How is video playback done on a computer? It's obviously not relying purely on the CPU, since video playback continues when a user performs another activity, such as typing into a YouTube comment field. This task seems further complicated in the case of streaming video, where data presumably needs to be transferred from the network interface to the video/graphics controller.
EDIT: I should have made clear that I understand that the CPU switches among multiple processes and threads all of the time. My question was meant to be more specifically about video playback. Is the video processing done on the graphics chipset/card? Do those typically offer buffering? Or can it all be handled by a single-core CPU with time to spare for other tasks, or am I wrong to think that low-end CPUs can play back video without (not-network) delays?
Asked By : espertus
Answered By : user35945
A modern graphics card works more or less (somewhat) the same as a regular cpu.
On a graphics card, you will have (sometimes) multiple processors, each processor will have (sometimes) multiple multiprocessors, which each have multiple cores.
When a video is loaded into a graphics card it gets transcoded into the output buffer by a certain allocation of multiprocessor cores. This output buffer is generally globally accessible memory, which means that any core from any multiprocessor from at least one processor (but often all) has direct r/w access to it.
Usually one multiprocessor is limited to one instruction set, which means that a graphics card can only concurrently operate as many different "flavours" of threads as there are multiprocessors on the card. A "flavour" might for instance be a physics simulation, a video render, an OS render, or a cryptographic function. Naturally one multiprocessor can schedule multiple thread types to run intermittently, but this is usually not necessary.
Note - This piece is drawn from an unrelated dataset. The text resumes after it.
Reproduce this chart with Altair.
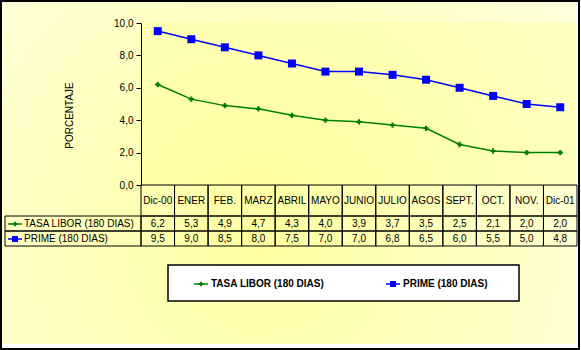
import altair as alt
import pandas as pd

# ---- data ----
months = ["Dic-00", "ENER", "FEB.", "MARZ", "ABRIL", "MAYO", "JUNIO",
          "JULIO", "AGOS", "SEPT.", "OCT.", "NOV.", "Dic-01"]
libor = [6.2, 5.3, 4.9, 4.7, 4.3, 4.0, 3.9, 3.7, 3.5, 2.5, 2.1, 2.0, 2.0]
prime = [9.5, 9.0, 8.5, 8.0, 7.5, 7.0, 7.0, 6.8, 6.5, 6.0, 5.5, 5.0, 4.8]
series_names = ["TASA LIBOR (180 DIAS)", "PRIME (180 DIAS)"]
series_colors = ["#008000", "#0000FF"]
y_ticks = [0, 2, 4, 6, 8, 10]
y_title = "PORCENTAJE"


def fmt(v):
    return f"{v:.1f}".replace(".", ",")


df = pd.DataFrame({
    "mes": months * 2,
    "serie": [series_names[0]] * len(months) + [series_names[1]] * len(months),
    "valor": libor + prime,
})
df["etiqueta"] = df["valor"].map(fmt)
hdr = pd.DataFrame({"mes": months})
one = pd.DataFrame({"k": [0]})

FONT = "Liberation Sans"
xscale = alt.Scale(type="band", domain=months, paddingInner=0, paddingOuter=0)
X = alt.X("mes:N", scale=xscale, axis=None, bandPosition=0.5)
Xb = alt.X("mes:N", scale=xscale, axis=None)

# ---- backgrounds ----
bg = alt.Chart(one).mark_rect(fill={
    "gradient": "radial", "x1": 0.45, "y1": 0.62, "r1": 0.0,
    "x2": 0.45, "y2": 0.62, "r2": 0.75,
    "stops": [{"offset": 0, "color": "#FFFFA0"},
              {"offset": 1, "color": "#FFFFE2"}]}).encode(
    x=alt.value(-140), x2=alt.value(435), y=alt.value(-22), y2=alt.value(321))

plot_bg = alt.Chart(one).mark_rect(fill="#FFFF90", opacity=0.3).encode(
    x=alt.value(0), x2=alt.value(436), y=alt.value(-1), y2=alt.value(162))

frame = alt.Chart(one).mark_rect(fillOpacity=0, stroke="black", strokeWidth=2).encode(
    x=alt.value(-140), x2=alt.value(438), y=alt.value(-22), y2=alt.value(326))

# ---- lines ----
yaxis = alt.Axis(values=y_ticks, labelExpr="replace(format(datum.value, '.1f'), '.', ',')",
                 grid=False, domainColor="black", tickColor="black", tickSize=5,
                 labelColor="black", labelFont=FONT, labelFontSize=10, labelPadding=3,
                 title=y_title, titleFont=FONT, titleFontSize=10, titleFontWeight="normal",
                 titleColor="black", titleX=-72, titleY=92, titleAngle=-90,
                 titleAlign="center", titleBaseline="middle", zindex=2)
Y = alt.Y("valor:Q", scale=alt.Scale(domain=[0, 10], nice=False), axis=yaxis)
col = alt.Color("serie:N", scale=alt.Scale(domain=series_names, range=series_colors), legend=None)

lines = alt.Chart(df).mark_line(strokeWidth=1.5).encode(x=X, y=Y, color=col, detail="serie:N")
pts_l = alt.Chart(df).transform_filter(alt.datum.serie == series_names[0]).mark_point(
    shape="cross", filled=True, size=28, color=series_colors[0], opacity=1).encode(x=X, y=Y)
pts_p = alt.Chart(df).transform_filter(alt.datum.serie == series_names[1]).mark_point(
    shape="square", filled=True, size=64, color=series_colors[1], opacity=1).encode(x=X, y=Y)

# ---- data table ----
cell = dict(fillOpacity=0, stroke="black", strokeWidth=1)
hdr_cells = alt.Chart(hdr).mark_rect(**cell).encode(x=Xb, y=alt.value(162), y2=alt.value(193))
r1_cells = alt.Chart(hdr).mark_rect(**cell).encode(x=Xb, y=alt.value(193), y2=alt.value(208))
r2_cells = alt.Chart(hdr).mark_rect(**cell).encode(x=Xb, y=alt.value(208), y2=alt.value(223))
left1 = alt.Chart(one).mark_rect(**cell).encode(x=alt.value(-136), x2=alt.value(0),
                                                y=alt.value(193), y2=alt.value(208))
left2 = alt.Chart(one).mark_rect(**cell).encode(x=alt.value(-136), x2=alt.value(0),
                                                y=alt.value(208), y2=alt.value(223))

txt = dict(font=FONT, fontSize=10, color="black", baseline="middle")
hdr_txt = alt.Chart(hdr).mark_text(**txt).encode(x=X, y=alt.value(178), text="mes:N")
v1_txt = alt.Chart(df).transform_filter(alt.datum.serie == series_names[0]).mark_text(**txt).encode(
    x=X, y=alt.value(201), text="etiqueta:N")
v2_txt = alt.Chart(df).transform_filter(alt.datum.serie == series_names[1]).mark_text(**txt).encode(
    x=X, y=alt.value(216), text="etiqueta:N")


def key(x0, yv, i, bold, dx):
    seg = alt.Chart(one).mark_rule(color=series_colors[i], strokeWidth=1.5).encode(
        x=alt.value(x0), x2=alt.value(x0 + 14), y=alt.value(yv))
    shp = "cross" if i == 0 else "square"
    sz = 22 if i == 0 else 36
    pt = alt.Chart(one).mark_point(shape=shp, filled=True, size=sz, color=series_colors[i],
                                   opacity=1).encode(x=alt.value(x0 + 7), y=alt.value(yv))
    t = alt.Chart(one).mark_text(font=FONT, fontSize=10, color="black", baseline="middle",
                                 align="left", fontWeight="bold" if bold else "normal").encode(
        x=alt.value(x0 + dx), y=alt.value(yv), text=alt.value(series_names[i]))
    return [seg, pt, t]


row_keys = key(-133, 201, 0, False, 16) + key(-133, 216, 1, False, 16)

# ---- legend box ----
leg_box = alt.Chart(one).mark_rect(fill="white", stroke="black", strokeWidth=1.5).encode(
    x=alt.value(27), x2=alt.value(378), y=alt.value(242), y2=alt.value(278))
leg_items = key(53, 261, 0, True, 17) + key(245, 261, 1, True, 17)

chart = alt.layer(
    bg, plot_bg, hdr_cells, r1_cells, r2_cells, left1, left2,
    lines, pts_l, pts_p, hdr_txt, v1_txt, v2_txt, *row_keys,
    leg_box, *leg_items, frame
).properties(
    width=436, height=162,
    autosize=alt.AutoSizeParams(type="none"),
    padding={"left": 141, "top": 23, "right": 4, "bottom": 165},
    background="white",
).configure_view(stroke=None)

chart.save("out.html", embed_options={"renderer": "svg", "actions": False})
Decoding a video is often a lot of work, considering how it's usually compressed and sometimes encrypted, so the displaybuffer isn't always busy. Thus it's relatively easy to render a mouse cursor traveling over a video frame. However, sometimes this doesn't quite work, and you will see how in some applications your cursor disappears. This is not necessarily because the application is "on top" of the os, but simply because it's hogging part of the output buffer.